The race first took place in 1964 but was dropped in 2003 after an seven-year stint at the A1-Ring in southern Austria. The 2.7 mile circuit was bought by energy drinks company Red Bull in 2004 and completely renovated. Renamed the Red Bull Ring, the track was reopened last year and has since hosted DTM and F2. An F1 race may also be on the horizon.
On 8 January this year Formula One Licensing registered a pan-European trademark for the title ‘Grosser Preis von Österreich’ which means ‘Grand Prix of Austria’ in the country’s native language of German. This is a crucial step in the process of bringing a race to the F1 calendar and the trademark application covers three key classes including sports events, radio and television and printed products, such as race programmes.

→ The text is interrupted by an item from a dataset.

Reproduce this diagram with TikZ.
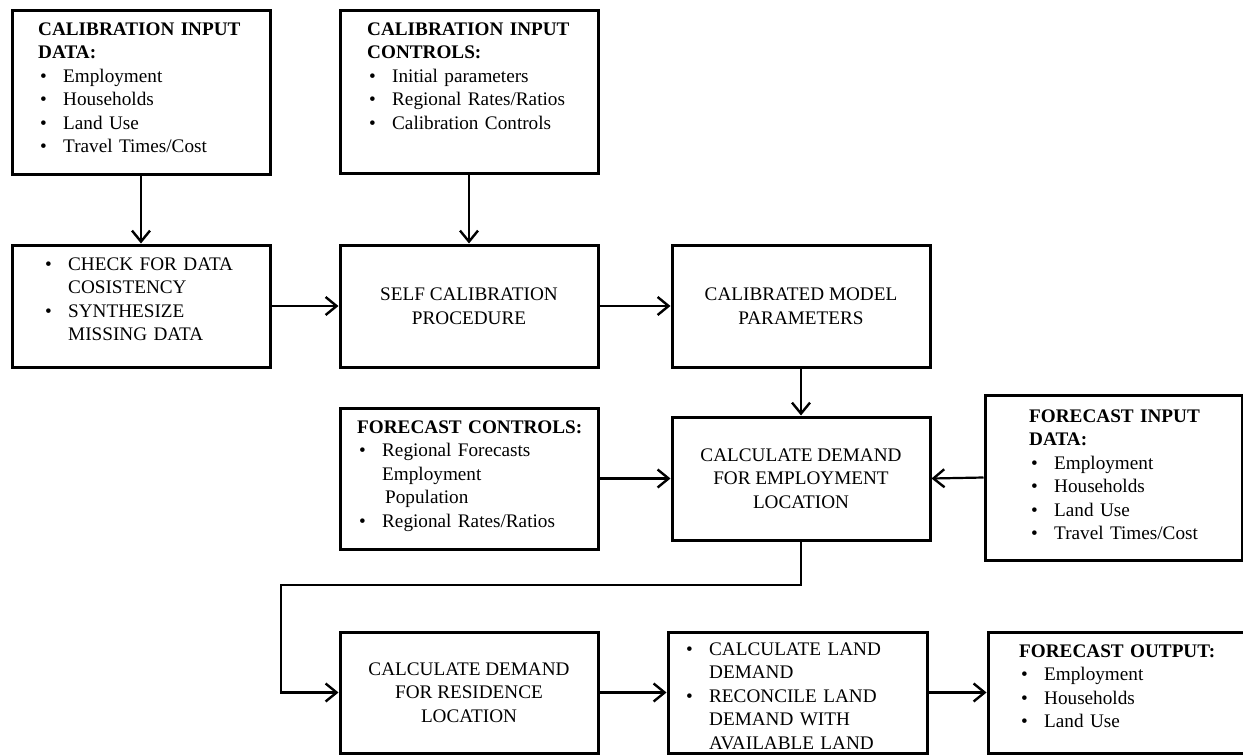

Wherever possible, Formula One Licensing has registered trademarks for the names of races on the calendar and a slot for the Austrian Grand Prix became available on Wednesday. The 2013 calendar was released with a gap on 21 July for a race which is to be confirmed. The slot is free following delays with the proposed Grand Prix of America in New Jersey and the frontrunner to replace it in 2013 is Turkey.
F1’s annual prize giving ceremony is taking place in Istanbul on Friday and the sport’s boss Bernie Ecclestone has said that he has business to do there. “I am going to Istanbul to see if we can get the Turkish GP back,” Ecclestone said earlier this week. Austria is waiting in the wings if this doesn’t come off.
Red Bull’s triple world champion Sebastian Vettel was present for the inauguration of its Austrian track and recently said “I don't know why we don’t go there. For us it would be great for it to be our home Grand Prix. The track is completely Formula One compatible.”
Vettel’s hopes were echoed by Red Bull’s F1 adviser Helmut Marko who said “you can never say never.” The hurdle is likely to be a financial one as F1’s races tend to break even at best unless supported by a government which uses the Grand Prix to boost tourism for the country. Austria has little need for this so the circuit owner could end up being stuck with paying the annual race hosting fees.
“There are sanctioning fees of around $20-30m that need to be paid, so one simply has to ask the question of where does this come from,” says Marko. Until Red Bull comes up with an answer the brakes are likely to remain on the Austrian Grand Prix.